» **Your objective**
Omit every picture and return the rest of the data unaltered.

» **Supplied data**
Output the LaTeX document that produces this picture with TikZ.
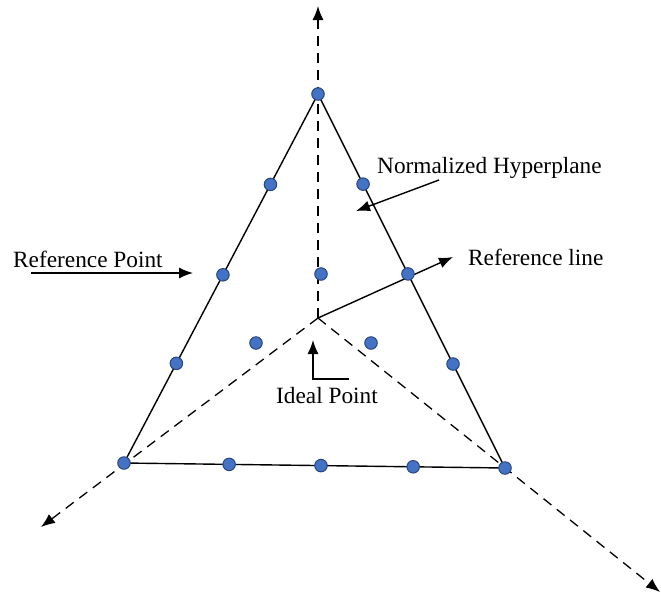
\documentclass[tikz,border=0pt]{standalone}
\usepackage{fontspec}
\setmainfont{Liberation Serif}
\usetikzlibrary{arrows.meta,calc}
\definecolor{dotblue}{RGB}{68,114,196}
\definecolor{dotedge}{RGB}{40,70,125}
\begin{document}
\begin{tikzpicture}[x=1pt,y=-1pt,
  refpt/.style={circle,fill=dotblue,draw=dotedge,line width=1pt,inner sep=0pt,minimum size=12.5pt},
  axisline/.style={dash pattern=on 10pt off 7pt, line width=1.3pt, -{Latex[length=14pt,width=11pt]}},
  edgeline/.style={line width=1.4pt},
  lbl/.style={font=\fontsize{23.3}{27}\selectfont, inner sep=0pt, anchor=base west},
  pointer/.style={line width=1.4pt, -{Latex[length=14pt,width=11pt]}}]
\useasboundingbox (0,0) rectangle (661,598);
% vertices and axes
\coordinate (O) at (318,318);
\coordinate (A) at (318,94);
\coordinate (B) at (124,463);
\coordinate (C) at (505,468);
\coordinate (Ztip) at (318,6);
\coordinate (Xtip) at (41,527);
\coordinate (Ytip) at (660,592);
\draw[axisline] (O) -- (Ztip);
\draw[axisline] (O) -- (Xtip);
\draw[axisline] (O) -- (Ytip);
\draw[edgeline] (A) -- (B) -- (C) -- cycle;
% labels and pointers
\node[lbl] (rp) at (13,267) {Reference Point};
\coordinate (rpS) at (31,273);
\coordinate (rpE) at (193,273);
\draw[pointer] (rpS) -- (rpE);
\node[lbl] (nh) at (377,173) {Normalized Hyperplane};
\coordinate (nhS) at (439,180);
\coordinate (nhE) at (356,211);
\draw[pointer] (nhS) -- (nhE);
\node[lbl] (rl) at (468,265) {Reference line};
\coordinate (rlE) at (453,257);
\draw[pointer] (O) -- (rlE);
\node[lbl] (ip) at (276,403) {Ideal Point};
\coordinate (ipS) at (349,379);
\coordinate (ipK) at (313,379);
\coordinate (ipE) at (313,340);
\draw[pointer] (ipS) -- (ipK) -- (ipE);
% reference points
\node[refpt] (pA) at (A) {};
\node[refpt] (pB) at (B) {};
\node[refpt] (pC) at (C) {};
\node[refpt] (l1) at ($(A)!0.245!(B)$) {};
\node[refpt] (l2) at ($(A)!0.49!(B)$) {};
\node[refpt] (l3) at ($(A)!0.73!(B)$) {};
\node[refpt] (r1) at ($(A)!0.241!(C)$) {};
\node[refpt] (r2) at ($(A)!0.481!(C)$) {};
\node[refpt] (r3) at ($(A)!0.722!(C)$) {};
\node[refpt] (b1) at ($(B)!0.276!(C)$) {};
\node[refpt] (b2) at ($(B)!0.517!(C)$) {};
\node[refpt] (b3) at ($(B)!0.759!(C)$) {};
\node[refpt] (i1) at (321,274) {};
\node[refpt] (i2) at (256,343) {};
\node[refpt] (i3) at (371,343) {};
\end{tikzpicture}
\end{document}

» **The response**
Output the LaTeX document that produces this picture with TikZ.
\documentclass[tikz,border=0pt]{standalone}
\usepackage{fontspec}
\setmainfont{Liberation Serif}
\usetikzlibrary{arrows.meta,calc}
\definecolor{dotblue}{RGB}{68,114,196}
\definecolor{dotedge}{RGB}{40,70,125}
\begin{document}
\begin{tikzpicture}[x=1pt,y=-1pt,
  refpt/.style={circle,fill=dotblue,draw=dotedge,line width=1pt,inner sep=0pt,minimum size=12.5pt},
  axisline/.style={dash pattern=on 10pt off 7pt, line width=1.3pt, -{Latex[length=14pt,width=11pt]}},
  edgeline/.style={line width=1.4pt},
  lbl/.style={font=\fontsize{23.3}{27}\selectfont, inner sep=0pt, anchor=base west},
  pointer/.style={line width=1.4pt, -{Latex[length=14pt,width=11pt]}}]
\useasboundingbox (0,0) rectangle (661,598);
% vertices and axes
\coordinate (O) at (318,318);
\coordinate (A) at (318,94);
\coordinate (B) at (124,463);
\coordinate (C) at (505,468);
\coordinate (Ztip) at (318,6);
\coordinate (Xtip) at (41,527);
\coordinate (Ytip) at (660,592);
\draw[axisline] (O) -- (Ztip);
\draw[axisline] (O) -- (Xtip);
\draw[axisline] (O) -- (Ytip);
\draw[edgeline] (A) -- (B) -- (C) -- cycle;
% labels and pointers
\node[lbl] (rp) at (13,267) {Reference Point};
\coordinate (rpS) at (31,273);
\coordinate (rpE) at (193,273);
\draw[pointer] (rpS) -- (rpE);
\node[lbl] (nh) at (377,173) {Normalized Hyperplane};
\coordinate (nhS) at (439,180);
\coordinate (nhE) at (356,211);
\draw[pointer] (nhS) -- (nhE);
\node[lbl] (rl) at (468,265) {Reference line};
\coordinate (rlE) at (453,257);
\draw[pointer] (O) -- (rlE);
\node[lbl] (ip) at (276,403) {Ideal Point};
\coordinate (ipS) at (349,379);
\coordinate (ipK) at (313,379);
\coordinate (ipE) at (313,340);
\draw[pointer] (ipS) -- (ipK) -- (ipE);
% reference points
\node[refpt] (pA) at (A) {};
\node[refpt] (pB) at (B) {};
\node[refpt] (pC) at (C) {};
\node[refpt] (l1) at ($(A)!0.245!(B)$) {};
\node[refpt] (l2) at ($(A)!0.49!(B)$) {};
\node[refpt] (l3) at ($(A)!0.73!(B)$) {};
\node[refpt] (r1) at ($(A)!0.241!(C)$) {};
\node[refpt] (r2) at ($(A)!0.481!(C)$) {};
\node[refpt] (r3) at ($(A)!0.722!(C)$) {};
\node[refpt] (b1) at ($(B)!0.276!(C)$) {};
\node[refpt] (b2) at ($(B)!0.517!(C)$) {};
\node[refpt] (b3) at ($(B)!0.759!(C)$) {};
\node[refpt] (i1) at (321,274) {};
\node[refpt] (i2) at (256,343) {};
\node[refpt] (i3) at (371,343) {};
\end{tikzpicture}
\end{document}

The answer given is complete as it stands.